A caterpillar is letting itself down on a thread, twirling slowly like a rope artist, spiralling towards his chest. It's a luscious, unreal green, like a gumdrop, and covered with tiny bright hairs. Watching it, he feels a sudden, inexplicable surge of tenderness and joy. Unique, he thinks. There will never be another such moment of time, another such conjunction.

These things sneak up on him for no reason, these flashes of irrational happiness. It's probably a vitamin deficiency.

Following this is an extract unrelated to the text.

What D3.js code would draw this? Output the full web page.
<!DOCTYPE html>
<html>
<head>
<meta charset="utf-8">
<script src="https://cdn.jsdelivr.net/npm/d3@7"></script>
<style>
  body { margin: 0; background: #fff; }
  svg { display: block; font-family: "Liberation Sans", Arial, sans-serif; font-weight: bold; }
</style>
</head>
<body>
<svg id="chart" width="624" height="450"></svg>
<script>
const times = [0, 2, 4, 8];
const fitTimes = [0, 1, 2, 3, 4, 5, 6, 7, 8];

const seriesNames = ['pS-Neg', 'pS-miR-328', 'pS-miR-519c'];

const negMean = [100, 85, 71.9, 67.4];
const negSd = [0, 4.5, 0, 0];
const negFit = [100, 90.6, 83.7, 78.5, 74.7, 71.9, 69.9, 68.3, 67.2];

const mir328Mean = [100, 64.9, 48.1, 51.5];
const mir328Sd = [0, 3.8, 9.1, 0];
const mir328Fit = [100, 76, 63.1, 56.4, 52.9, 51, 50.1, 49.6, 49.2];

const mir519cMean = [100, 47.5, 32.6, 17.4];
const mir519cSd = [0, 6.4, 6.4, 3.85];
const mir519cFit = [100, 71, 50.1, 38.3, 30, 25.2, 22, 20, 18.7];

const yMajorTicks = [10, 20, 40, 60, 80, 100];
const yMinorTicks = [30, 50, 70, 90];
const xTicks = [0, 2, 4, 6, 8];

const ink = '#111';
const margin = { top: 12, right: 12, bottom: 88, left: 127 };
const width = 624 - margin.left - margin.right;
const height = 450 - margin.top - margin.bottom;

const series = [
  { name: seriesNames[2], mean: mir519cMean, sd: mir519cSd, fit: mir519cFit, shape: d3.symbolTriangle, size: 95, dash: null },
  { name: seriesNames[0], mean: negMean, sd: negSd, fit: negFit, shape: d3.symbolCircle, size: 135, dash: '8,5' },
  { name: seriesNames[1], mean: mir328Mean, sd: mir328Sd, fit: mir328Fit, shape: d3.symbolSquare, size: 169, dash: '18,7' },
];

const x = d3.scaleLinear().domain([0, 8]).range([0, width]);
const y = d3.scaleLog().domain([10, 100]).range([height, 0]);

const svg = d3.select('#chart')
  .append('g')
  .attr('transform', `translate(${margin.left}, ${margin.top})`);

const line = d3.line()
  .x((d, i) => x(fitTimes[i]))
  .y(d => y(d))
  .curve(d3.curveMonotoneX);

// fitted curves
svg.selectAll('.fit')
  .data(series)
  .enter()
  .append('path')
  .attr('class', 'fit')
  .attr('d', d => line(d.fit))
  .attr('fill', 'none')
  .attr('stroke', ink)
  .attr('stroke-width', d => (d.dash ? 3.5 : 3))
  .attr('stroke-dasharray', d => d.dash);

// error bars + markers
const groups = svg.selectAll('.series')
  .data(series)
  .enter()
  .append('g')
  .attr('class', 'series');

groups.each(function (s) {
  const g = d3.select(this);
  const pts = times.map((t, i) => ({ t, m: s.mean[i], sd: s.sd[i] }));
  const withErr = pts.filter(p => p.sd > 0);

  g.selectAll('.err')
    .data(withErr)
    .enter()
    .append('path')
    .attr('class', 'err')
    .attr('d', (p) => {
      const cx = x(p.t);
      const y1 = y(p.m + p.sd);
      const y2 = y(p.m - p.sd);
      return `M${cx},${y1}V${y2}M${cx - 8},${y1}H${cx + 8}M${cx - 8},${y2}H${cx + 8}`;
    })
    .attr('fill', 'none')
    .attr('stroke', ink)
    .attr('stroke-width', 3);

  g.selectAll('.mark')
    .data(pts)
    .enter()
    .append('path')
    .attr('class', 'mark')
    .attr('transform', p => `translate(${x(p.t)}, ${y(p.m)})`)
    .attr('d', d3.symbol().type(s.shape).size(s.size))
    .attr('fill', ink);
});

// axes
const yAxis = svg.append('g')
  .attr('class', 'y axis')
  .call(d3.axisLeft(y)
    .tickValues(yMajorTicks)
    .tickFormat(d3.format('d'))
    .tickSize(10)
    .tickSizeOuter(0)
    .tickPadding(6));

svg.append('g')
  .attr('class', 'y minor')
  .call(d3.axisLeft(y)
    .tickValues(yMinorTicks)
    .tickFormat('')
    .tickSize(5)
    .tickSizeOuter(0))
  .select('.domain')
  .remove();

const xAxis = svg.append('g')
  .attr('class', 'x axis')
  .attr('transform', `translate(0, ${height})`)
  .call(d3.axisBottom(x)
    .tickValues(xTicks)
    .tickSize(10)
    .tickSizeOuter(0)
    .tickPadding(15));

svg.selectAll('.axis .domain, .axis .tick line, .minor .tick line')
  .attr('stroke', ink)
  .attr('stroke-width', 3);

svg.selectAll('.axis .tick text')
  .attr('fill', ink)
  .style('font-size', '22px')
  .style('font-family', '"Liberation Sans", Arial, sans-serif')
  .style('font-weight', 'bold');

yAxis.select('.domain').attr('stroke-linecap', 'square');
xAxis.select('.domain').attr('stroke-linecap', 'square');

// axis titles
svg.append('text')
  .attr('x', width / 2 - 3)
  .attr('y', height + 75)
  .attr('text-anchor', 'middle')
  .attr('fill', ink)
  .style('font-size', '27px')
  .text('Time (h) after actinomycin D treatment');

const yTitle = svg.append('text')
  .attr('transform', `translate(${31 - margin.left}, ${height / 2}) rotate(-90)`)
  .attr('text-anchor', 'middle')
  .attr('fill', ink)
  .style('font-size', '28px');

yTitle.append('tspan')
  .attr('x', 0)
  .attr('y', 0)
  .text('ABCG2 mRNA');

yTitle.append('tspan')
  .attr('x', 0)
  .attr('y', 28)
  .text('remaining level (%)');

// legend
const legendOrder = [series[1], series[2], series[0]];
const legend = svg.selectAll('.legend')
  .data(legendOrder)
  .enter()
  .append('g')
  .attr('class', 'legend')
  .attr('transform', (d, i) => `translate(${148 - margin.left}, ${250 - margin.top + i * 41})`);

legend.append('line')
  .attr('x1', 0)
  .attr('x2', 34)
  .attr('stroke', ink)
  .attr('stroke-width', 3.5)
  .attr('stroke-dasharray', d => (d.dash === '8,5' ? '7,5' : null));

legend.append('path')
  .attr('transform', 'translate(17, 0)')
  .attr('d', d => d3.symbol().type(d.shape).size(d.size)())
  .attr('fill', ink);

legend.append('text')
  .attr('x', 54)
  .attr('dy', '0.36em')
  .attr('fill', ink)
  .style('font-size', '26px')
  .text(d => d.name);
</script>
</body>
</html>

This is typical Atwood: giving us this moment of pure beauty, then minimizing it with the possibility of some type of ill-health. This is perhaps what detractors of this author find most irritating: nothing can ever be just what it seems in an Atwood novel. Nothing. There are always deeper layers of meaning, further levels of possibility and required thought.

And though what is beautiful in Oryx and Crake is very beautiful, indeed, there is much more that is dark and scratchy and uncomfortable. The plot hinges on possibility; speculation: what if all of the genetic technology we're now experimenting with got pushed right over the top? And what if, while we were about that, it got plunked into the wrong hands? What would be possible? Anything -- Atwood seems to answer in Oryx and Crake -- the worst you can imagine doesn't even touch it.

While that may be true -- that the worst you and I can imagine might pale when faced with reality -- the same is not true of Atwood. She can imagine nightmares. Her gift -- and it's a great one -- is that she's able to share them with us so vividly. | June 2003

Linda L. Richards is the editor of January Magazine and the author of several books.